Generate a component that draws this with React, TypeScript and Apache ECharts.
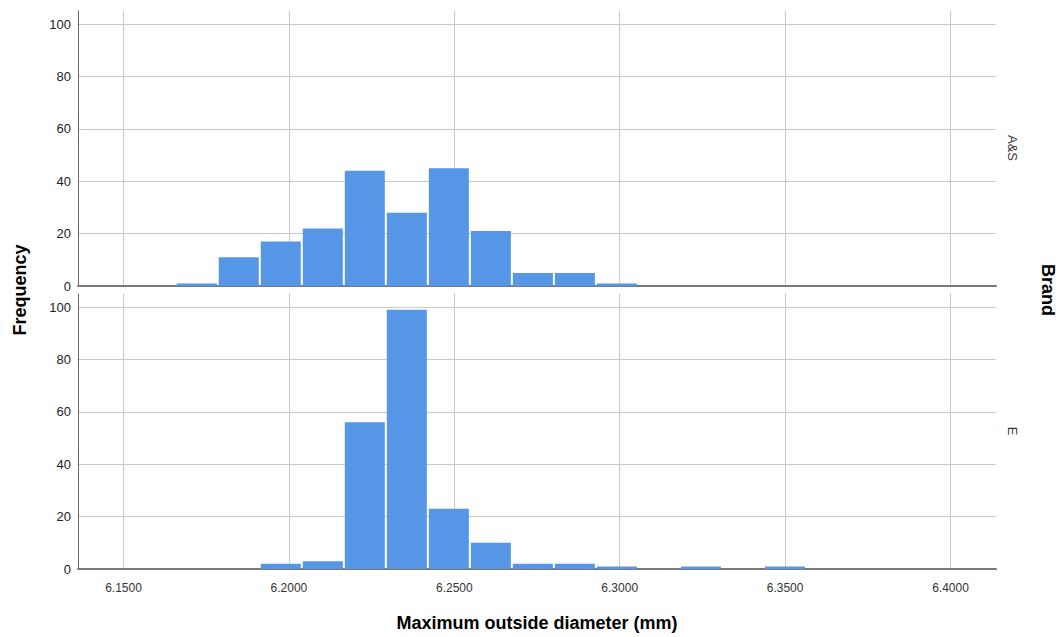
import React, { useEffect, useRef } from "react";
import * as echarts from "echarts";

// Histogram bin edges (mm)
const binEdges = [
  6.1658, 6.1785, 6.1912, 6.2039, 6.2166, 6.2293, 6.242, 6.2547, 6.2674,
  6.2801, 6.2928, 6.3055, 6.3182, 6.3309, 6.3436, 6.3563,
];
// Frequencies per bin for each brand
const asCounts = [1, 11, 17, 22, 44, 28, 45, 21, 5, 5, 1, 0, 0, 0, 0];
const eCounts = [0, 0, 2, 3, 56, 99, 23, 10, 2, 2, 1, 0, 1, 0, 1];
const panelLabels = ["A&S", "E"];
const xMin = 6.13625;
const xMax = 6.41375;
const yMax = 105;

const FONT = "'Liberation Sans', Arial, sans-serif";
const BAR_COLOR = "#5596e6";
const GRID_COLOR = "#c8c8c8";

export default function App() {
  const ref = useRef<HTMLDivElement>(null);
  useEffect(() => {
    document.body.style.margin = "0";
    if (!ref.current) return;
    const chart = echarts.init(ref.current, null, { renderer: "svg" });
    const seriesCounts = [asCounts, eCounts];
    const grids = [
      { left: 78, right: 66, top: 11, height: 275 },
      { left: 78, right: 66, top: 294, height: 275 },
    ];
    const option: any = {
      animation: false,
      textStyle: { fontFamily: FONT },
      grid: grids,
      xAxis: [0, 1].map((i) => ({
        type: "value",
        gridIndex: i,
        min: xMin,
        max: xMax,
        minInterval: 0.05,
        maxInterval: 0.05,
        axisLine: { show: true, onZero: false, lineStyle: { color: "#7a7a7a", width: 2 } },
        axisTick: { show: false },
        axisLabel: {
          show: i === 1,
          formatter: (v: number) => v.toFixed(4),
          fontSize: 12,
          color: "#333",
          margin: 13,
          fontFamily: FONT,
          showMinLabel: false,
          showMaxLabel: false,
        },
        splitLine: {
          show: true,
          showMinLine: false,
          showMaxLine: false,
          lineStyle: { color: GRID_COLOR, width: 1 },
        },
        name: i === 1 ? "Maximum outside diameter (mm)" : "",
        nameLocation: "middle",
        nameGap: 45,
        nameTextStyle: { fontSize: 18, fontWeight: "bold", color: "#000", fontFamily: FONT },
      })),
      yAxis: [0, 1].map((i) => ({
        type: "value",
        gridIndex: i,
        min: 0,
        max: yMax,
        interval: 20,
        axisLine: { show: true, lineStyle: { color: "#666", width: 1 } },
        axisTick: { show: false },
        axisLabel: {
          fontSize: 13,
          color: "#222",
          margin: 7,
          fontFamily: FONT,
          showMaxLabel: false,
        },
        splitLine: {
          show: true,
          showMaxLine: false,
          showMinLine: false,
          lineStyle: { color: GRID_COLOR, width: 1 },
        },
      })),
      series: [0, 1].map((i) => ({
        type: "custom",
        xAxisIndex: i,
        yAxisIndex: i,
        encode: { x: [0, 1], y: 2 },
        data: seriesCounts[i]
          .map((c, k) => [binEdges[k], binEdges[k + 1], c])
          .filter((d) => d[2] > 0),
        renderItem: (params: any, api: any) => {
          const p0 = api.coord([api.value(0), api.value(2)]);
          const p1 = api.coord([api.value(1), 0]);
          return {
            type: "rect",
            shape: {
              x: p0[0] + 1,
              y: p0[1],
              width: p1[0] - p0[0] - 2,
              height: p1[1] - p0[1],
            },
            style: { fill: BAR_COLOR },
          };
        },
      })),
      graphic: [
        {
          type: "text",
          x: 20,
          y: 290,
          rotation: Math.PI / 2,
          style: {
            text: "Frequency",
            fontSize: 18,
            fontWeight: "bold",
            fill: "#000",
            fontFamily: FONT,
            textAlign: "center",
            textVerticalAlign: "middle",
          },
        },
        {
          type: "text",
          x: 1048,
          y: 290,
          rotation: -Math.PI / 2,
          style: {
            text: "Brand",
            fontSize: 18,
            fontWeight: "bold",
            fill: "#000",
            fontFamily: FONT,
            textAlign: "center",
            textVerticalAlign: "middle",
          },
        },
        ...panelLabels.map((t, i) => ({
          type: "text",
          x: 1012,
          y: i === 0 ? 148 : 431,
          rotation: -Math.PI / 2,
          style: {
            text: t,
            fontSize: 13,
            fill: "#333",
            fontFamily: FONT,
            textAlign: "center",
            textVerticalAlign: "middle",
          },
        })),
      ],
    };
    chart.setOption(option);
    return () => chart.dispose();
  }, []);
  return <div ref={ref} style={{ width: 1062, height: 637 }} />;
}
☆ ☆ ☆ ☆ ☆ ☆ ☆
-- TO DO --
Pictures in the data above should not be copied; transcribe everything else exactly.

-- RESULT OF THIS TASK --
Generate a component that draws this with React, TypeScript and Apache ECharts.
import React, { useEffect, useRef } from "react";
import * as echarts from "echarts";

// Histogram bin edges (mm)
const binEdges = [
  6.1658, 6.1785, 6.1912, 6.2039, 6.2166, 6.2293, 6.242, 6.2547, 6.2674,
  6.2801, 6.2928, 6.3055, 6.3182, 6.3309, 6.3436, 6.3563,
];
// Frequencies per bin for each brand
const asCounts = [1, 11, 17, 22, 44, 28, 45, 21, 5, 5, 1, 0, 0, 0, 0];
const eCounts = [0, 0, 2, 3, 56, 99, 23, 10, 2, 2, 1, 0, 1, 0, 1];
const panelLabels = ["A&S", "E"];
const xMin = 6.13625;
const xMax = 6.41375;
const yMax = 105;

const FONT = "'Liberation Sans', Arial, sans-serif";
const BAR_COLOR = "#5596e6";
const GRID_COLOR = "#c8c8c8";

export default function App() {
  const ref = useRef<HTMLDivElement>(null);
  useEffect(() => {
    document.body.style.margin = "0";
    if (!ref.current) return;
    const chart = echarts.init(ref.current, null, { renderer: "svg" });
    const seriesCounts = [asCounts, eCounts];
    const grids = [
      { left: 78, right: 66, top: 11, height: 275 },
      { left: 78, right: 66, top: 294, height: 275 },
    ];
    const option: any = {
      animation: false,
      textStyle: { fontFamily: FONT },
      grid: grids,
      xAxis: [0, 1].map((i) => ({
        type: "value",
        gridIndex: i,
        min: xMin,
        max: xMax,
        minInterval: 0.05,
        maxInterval: 0.05,
        axisLine: { show: true, onZero: false, lineStyle: { color: "#7a7a7a", width: 2 } },
        axisTick: { show: false },
        axisLabel: {
          show: i === 1,
          formatter: (v: number) => v.toFixed(4),
          fontSize: 12,
          color: "#333",
          margin: 13,
          fontFamily: FONT,
          showMinLabel: false,
          showMaxLabel: false,
        },
        splitLine: {
          show: true,
          showMinLine: false,
          showMaxLine: false,
          lineStyle: { color: GRID_COLOR, width: 1 },
        },
        name: i === 1 ? "Maximum outside diameter (mm)" : "",
        nameLocation: "middle",
        nameGap: 45,
        nameTextStyle: { fontSize: 18, fontWeight: "bold", color: "#000", fontFamily: FONT },
      })),
      yAxis: [0, 1].map((i) => ({
        type: "value",
        gridIndex: i,
        min: 0,
        max: yMax,
        interval: 20,
        axisLine: { show: true, lineStyle: { color: "#666", width: 1 } },
        axisTick: { show: false },
        axisLabel: {
          fontSize: 13,
          color: "#222",
          margin: 7,
          fontFamily: FONT,
          showMaxLabel: false,
        },
        splitLine: {
          show: true,
          showMaxLine: false,
          showMinLine: false,
          lineStyle: { color: GRID_COLOR, width: 1 },
        },
      })),
      series: [0, 1].map((i) => ({
        type: "custom",
        xAxisIndex: i,
        yAxisIndex: i,
        encode: { x: [0, 1], y: 2 },
        data: seriesCounts[i]
          .map((c, k) => [binEdges[k], binEdges[k + 1], c])
          .filter((d) => d[2] > 0),
        renderItem: (params: any, api: any) => {
          const p0 = api.coord([api.value(0), api.value(2)]);
          const p1 = api.coord([api.value(1), 0]);
          return {
            type: "rect",
            shape: {
              x: p0[0] + 1,
              y: p0[1],
              width: p1[0] - p0[0] - 2,
              height: p1[1] - p0[1],
            },
            style: { fill: BAR_COLOR },
          };
        },
      })),
      graphic: [
        {
          type: "text",
          x: 20,
          y: 290,
          rotation: Math.PI / 2,
          style: {
            text: "Frequency",
            fontSize: 18,
            fontWeight: "bold",
            fill: "#000",
            fontFamily: FONT,
            textAlign: "center",
            textVerticalAlign: "middle",
          },
        },
        {
          type: "text",
          x: 1048,
          y: 290,
          rotation: -Math.PI / 2,
          style: {
            text: "Brand",
            fontSize: 18,
            fontWeight: "bold",
            fill: "#000",
            fontFamily: FONT,
            textAlign: "center",
            textVerticalAlign: "middle",
          },
        },
        ...panelLabels.map((t, i) => ({
          type: "text",
          x: 1012,
          y: i === 0 ? 148 : 431,
          rotation: -Math.PI / 2,
          style: {
            text: t,
            fontSize: 13,
            fill: "#333",
            fontFamily: FONT,
            textAlign: "center",
            textVerticalAlign: "middle",
          },
        })),
      ],
    };
    chart.setOption(option);
    return () => chart.dispose();
  }, []);
  return <div ref={ref} style={{ width: 1062, height: 637 }} />;
}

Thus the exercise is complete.